Indicator 15: Ahr999
This indicator was proposed by a Chinese netizen named Ahr999 in the e-book "HODL Bitcoin." Currently, this HODL expert has retired from the scene, and any existing accounts with the same name online are not the real Ahr999. The calculation formula for this indicator is = (Bitcoin price / 200-day dollar-cost averaging cost) * (Bitcoin price / exponential growth valuation), where the exponential growth valuation is the fitting result of coin price and coin age.
This indicator is also known as the Bitcoin HODL indicator and is relatively simple to use. When the index is below the green line (value of 1.2), it indicates entering the dollar-cost averaging zone. When the index is below the red line (value of 0.45), it indicates entering the bottom-buying zone. Similarly, when the index exceeds the green line, it indicates a consideration for selling. Currently, this indicator seems less suitable for guiding peak escapes and is more suitable for long-term dollar-cost averaging reference. As shown in the figure below.
In addition to the above indicators, if you enjoy studying candlestick charts, you can also combine weekly or monthly MACD, RSI, and other indicators for auxiliary reference. Moreover, all these periodic indicators can not only be used to assist in guiding selling (peak escape) operations during a bull market but are also applicable for seizing accumulation opportunities during a bear market.
In summary, there are still quite a few indicators for Bitcoin at present. Although we have shared 15 indicators, the key here is not to use all the indicators but to select a few that you believe are the most effective for long-term auxiliary reference.

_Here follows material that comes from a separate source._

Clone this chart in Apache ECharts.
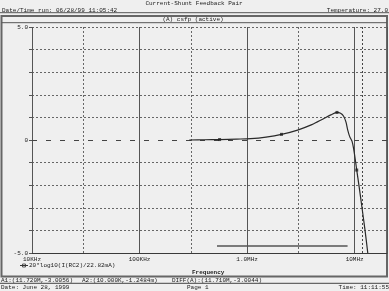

No indicator is perfect, and when an indicator is focused on by everyone, it may no longer be a perfect indicator. What you need is to find new points of integration from different indicators. Additionally, we need to keep ourselves updated, such as considering changes in policies regarding the crypto industry in various countries and global macroeconomic conditions for comprehensive consideration and judgment.
At the same time, in this relatively long trading process, we also need to maintain sufficient patience and continuously improve our trading strategies and trading discipline.
Of course, one last point to remind is that all data indicators are based on historical data extrapolation or model calculations and can only be used as auxiliary references. Your trading operations should also be based on your own risk preferences and position management. The indicators listed above are periodic indicators and have little guiding significance for short-term operations.
Note: The above content is just personal viewpoints and analysis, only for learning records and communication purposes, and does not constitute any investment advice. Any projects or websites mentioned in the article have no direct interest relationship with Talking about Li and Talking about Outside (Talking about Li and Talking about Outside does not accept any advertising from project parties). Please evaluate the safety of corresponding projects or websites on your own. Investment always carries risks; do not enter situations you do not understand, and do not play in situations you cannot afford to lose.